The Azad Kashmir Pakistan Peoples Party (AJKPPP), which had formed the previous elected government before the 1977 coup, did not officially contest the polls because it refused to register under the Political Parties Ordinance, 1979, which required all parties to formally pledge support for the eventual accession of Jammu and Kashmir to Pakistan. A number of independent candidates sympathetic to the AJKPPP nevertheless stood for election.

==Results==
Polling took place on a non-partisan basis for the 40 directly elected general seats in the Azad Kashmir Legislative Assembly, comprising 28 territorial constituencies within Azad Kashmir and 12 reserved for Jammu and Kashmiri refugees settled in Pakistan. The AJKMC emerged as the largest party with 19 seats, followed by the Tehrik-e-Amal with eight seats, the Jammu and Kashmir Liberation League with four seats, and the Azad Muslim Conference, led by Sardar Ibrahim Khan, with two seats. Independent candidates, most of them regarded as sympathetic to the unregistered AJKPPP, won the remaining seven seats.

==Aftermath==
On 15 June 1985, the new Assembly elected Mohammad Ayub Khan as its Speaker. Two days later, on 17 June 1985, Sardar Sikandar Hayat Khan of the AJKMC was elected as Prime Minister, succeeding Khan Abdul Hamid Khan, whose tenure had ended with the imposition of martial law in 1977. On 1 October 1985, the AJKMC's veteran leader Sardar Muhammad Abdul Qayyum Khan was elected as President of Azad Kashmir, succeeding the military-appointed Major General Abdul Rahman Khan and returning to the office he had previously held from 1970 to 1975.

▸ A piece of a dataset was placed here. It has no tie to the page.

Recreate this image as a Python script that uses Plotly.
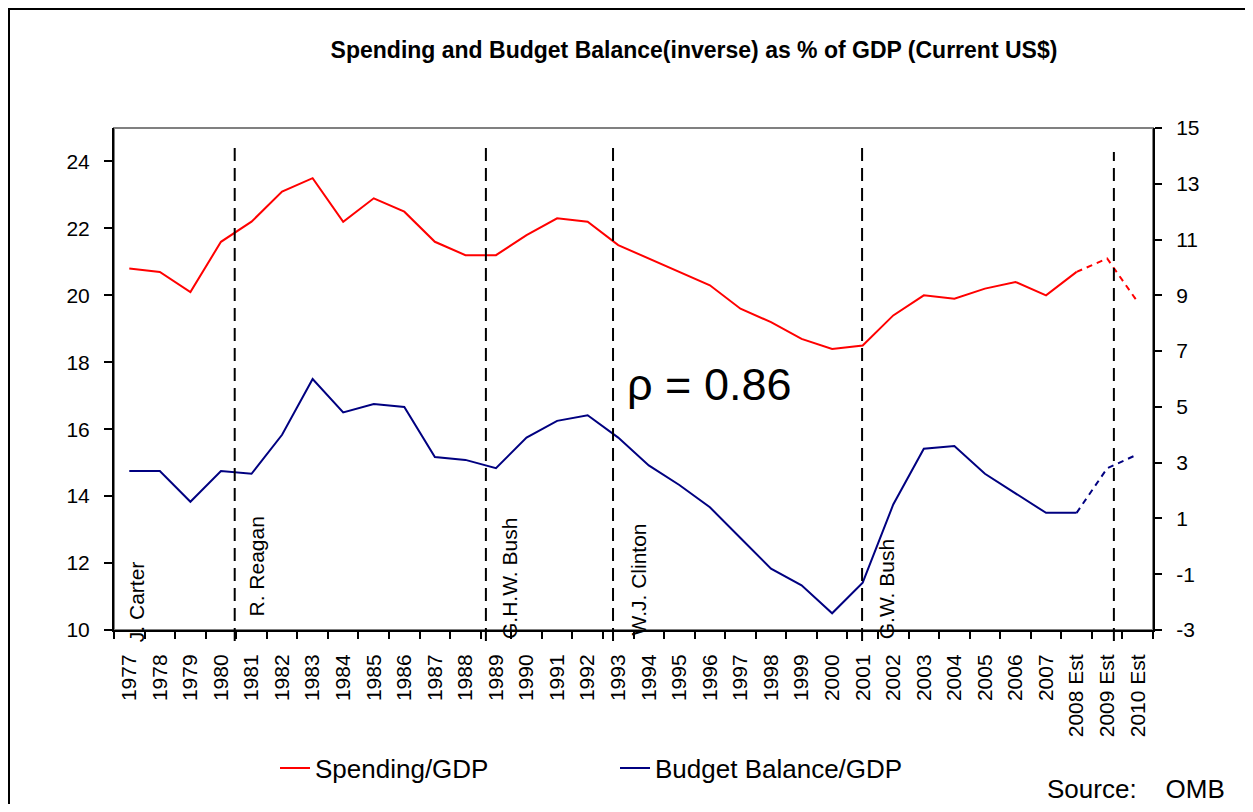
import plotly.graph_objects as go

# ---------------- data ----------------
years = ['1977', '1978', '1979', '1980', '1981', '1982', '1983', '1984', '1985', '1986',
         '1987', '1988', '1989', '1990', '1991', '1992', '1993', '1994', '1995', '1996',
         '1997', '1998', '1999', '2000', '2001', '2002', '2003', '2004', '2005', '2006',
         '2007', '2008 Est', '2009 Est', '2010 Est']

spending_gdp = [20.8, 20.7, 20.1, 21.6, 22.2, 23.1, 23.5, 22.2, 22.9, 22.5,
                21.6, 21.2, 21.2, 21.8, 22.3, 22.2, 21.5, 21.1, 20.7, 20.3,
                19.6, 19.2, 18.7, 18.4, 18.5, 19.4, 20.0, 19.9, 20.2, 20.4,
                20.0, 20.7, 21.1, 19.8]

budget_balance_inverse = [2.7, 2.7, 1.6, 2.7, 2.6, 4.0, 6.0, 4.8, 5.1, 5.0,
                          3.2, 3.1, 2.8, 3.9, 4.5, 4.7, 3.9, 2.9, 2.2, 1.4,
                          0.3, -0.8, -1.4, -2.4, -1.3, 1.5, 3.5, 3.6, 2.6, 1.9,
                          1.2, 1.2, 2.8, 3.3]

left_tick_vals = [10, 12, 14, 16, 18, 20, 22, 24]
left_tick_text = ['10', '12', '14', '16', '18', '20', '22', '24']
right_tick_vals = [-3, -1, 1, 3, 5, 7, 9, 11, 13, 15]
right_tick_text = ['-3', '-1', '1', '3', '5', '7', '9', '11', '13', '15']

presidents = ['J. Carter', 'R. Reagan', 'G.H.W. Bush', 'W.J. Clinton', 'G.W. Bush']

n_actual = 32  # through "2008 Est" solid; estimates dashed afterwards

FONT = 'Liberation Sans, Arial, sans-serif'
RED = '#FF0000'
NAVY = '#000080'

fig = go.Figure()

fig.add_trace(go.Scatter(x=years[:n_actual], y=spending_gdp[:n_actual], mode='lines',
                         name='Spending/GDP', line=dict(color=RED, width=2), yaxis='y'))
fig.add_trace(go.Scatter(x=years[n_actual - 1:], y=spending_gdp[n_actual - 1:], mode='lines',
                         name='Spending/GDP (est)', showlegend=False,
                         line=dict(color=RED, width=2, dash='6px,5px'), yaxis='y'))
fig.add_trace(go.Scatter(x=years[:n_actual], y=budget_balance_inverse[:n_actual], mode='lines',
                         name='Budget Balance/GDP', line=dict(color=NAVY, width=2), yaxis='y2'))
fig.add_trace(go.Scatter(x=years[n_actual - 1:], y=budget_balance_inverse[n_actual - 1:], mode='lines',
                         name='Budget Balance/GDP (est)', showlegend=False,
                         line=dict(color=NAVY, width=2, dash='6px,5px'), yaxis='y2'))

# geometry: screen positions (page has an 8px body margin)
OFF = 8
W, H = 1253 - OFF, 812 - 2 * OFF
L, R, T, B = 114 - OFF, 1153 - OFF, 128 - OFF, 630 - OFF
PW, PH = R - L, B - T


def px_x(sx):
    return (sx - OFF - L) / PW


def px_y(sy):
    return (B - (sy - OFF)) / PH


shapes = []
# outer chart border
shapes.append(dict(type='rect', xref='paper', yref='paper',
                   x0=px_x(9), x1=px_x(1250), y0=px_y(840), y1=px_y(9),
                   line=dict(color='black', width=2), layer='below'))
# plot-area border (gray)
shapes.append(dict(type='rect', xref='paper', yref='paper', x0=0, x1=1, y0=0, y1=1,
                   line=dict(color='#808080', width=2), layer='below'))
# presidential term dividers
for xc, top in [(3.45, 147), (11.67, 147), (15.83, 147), (23.98, 147), (32.22, 152)]:
    shapes.append(dict(type='line', xref='x', yref='paper', x0=xc, x1=xc,
                       y0=px_y(641), y1=px_y(top),
                       line=dict(color='black', width=2, dash='13px,7px')))

annotations = []
# president labels (rotated)
for name, xc, ybot in zip(presidents, [-0.2, 3.69, 12.0, 16.19, 24.33], [644, 619, 641, 638, 641]):
    annotations.append(dict(text=name, xref='x', yref='paper', x=xc, y=px_y(ybot),
                            xanchor='left', yanchor='bottom', textangle=-90, showarrow=False,
                            font=dict(family=FONT, size=21, color='black')))
# correlation
annotations.append(dict(text='ρ = 0.86', xref='paper', yref='paper', x=px_x(625), y=px_y(384),
                        xanchor='left', yanchor='middle', showarrow=False,
                        font=dict(family=FONT, size=45, color='black')))
# source
annotations.append(dict(text='Source:\u00a0\u00a0\u00a0\u00a0OMB', xref='paper', yref='paper',
                        x=px_x(1045), y=px_y(789), xanchor='left', yanchor='middle',
                        showarrow=False, font=dict(family=FONT, size=26, color='black')))

axis_font = dict(family=FONT, size=21, color='black')

fig.update_layout(
    width=W, height=H,
    margin=dict(l=L, r=W - R, t=T, b=H - B, pad=0),
    paper_bgcolor='white', plot_bgcolor='white',
    title=dict(text='<b>Spending and Budget Balance(inverse) as % of GDP (Current US$)</b>',
               x=(694 - OFF) / W, xref='container', xanchor='center',
               y=1 - (50 - OFF) / H, yref='container', yanchor='middle',
               font=dict(family=FONT, size=23, color='black')),
    xaxis=dict(type='category', categoryorder='array', categoryarray=years,
               range=[-0.5, len(years) - 0.5], tickangle=-90, tickson='boundaries',
               ticks='outside', ticklen=7, tickwidth=2, tickcolor='black',
               showline=True, linecolor='black', linewidth=2, showgrid=False,
               tickfont=axis_font, ticklabelstandoff=14),
    xaxis2=dict(overlaying='x', anchor='y', type='linear', range=[-0.5, len(years) - 0.5],
                tickvals=[i - 0.5 for i in range(len(years) + 1)], ticks='inside', ticklen=7,
                tickwidth=2, tickcolor='black', showticklabels=False, showline=False,
                showgrid=False, zeroline=False),
    yaxis=dict(range=[10, 25], tickvals=left_tick_vals, ticktext=left_tick_text,
               ticks='outside', ticklen=8, tickwidth=2, tickcolor='black',
               showline=True, linecolor='black', linewidth=2, showgrid=False, zeroline=False,
               tickfont=axis_font, ticklabelstandoff=10),
    yaxis2=dict(range=[-3, 15], tickvals=right_tick_vals, ticktext=right_tick_text,
                overlaying='y', side='right', anchor='x',
                ticks='outside', ticklen=7, tickwidth=2, tickcolor='black',
                showline=True, linecolor='black', linewidth=2, showgrid=False, zeroline=False,
                tickfont=axis_font, ticklabelstandoff=10),
    yaxis3=dict(range=[10, 25], tickvals=left_tick_vals, overlaying='y', side='left', anchor='x',
                ticks='inside', ticklen=7, tickwidth=2, tickcolor='black',
                showticklabels=False, showline=False, showgrid=False, zeroline=False),
    yaxis4=dict(range=[-3, 15], tickvals=right_tick_vals, overlaying='y', side='right', anchor='x',
                ticks='inside', ticklen=10, tickwidth=2, tickcolor='black',
                showticklabels=False, showline=False, showgrid=False, zeroline=False),
    legend=dict(orientation='h', x=px_x(275), xanchor='left', y=px_y(768), yanchor='middle',
                font=dict(family=FONT, size=26, color='black'), entrywidth=295,
                bgcolor='rgba(0,0,0,0)', tracegroupgap=0),
    shapes=shapes,
    annotations=annotations,
    showlegend=True,
)

fig.write_html('out.html')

The third Assembly served its full five-year term, becoming the first Assembly in Azad Kashmir to do so under the Interim Constitution Act, 1974. The Assembly approved 109 bills and passed several resolutions on the Kashmir issue and other matters of public importance. During its tenure, the Interim Constitution was amended to provide six additional seats to the Assembly, bringing the total strength of the legislature to 48 members, 40 directly elected and eight reserved (five for women, one for ulema, one for technocrats and one for overseas Kashmiris).

The AJKMC government remained closely aligned with the Junejo administration in Islamabad, and survived the November 1988 elections in which the Pakistan Peoples Party under Benazir Bhutto came to power at the federal level. The Assembly served until 1990, when it was succeeded by the fourth Assembly following fresh general elections held on 21 May 1990, in which the AJKPPP defeated the incumbent AJKMC government.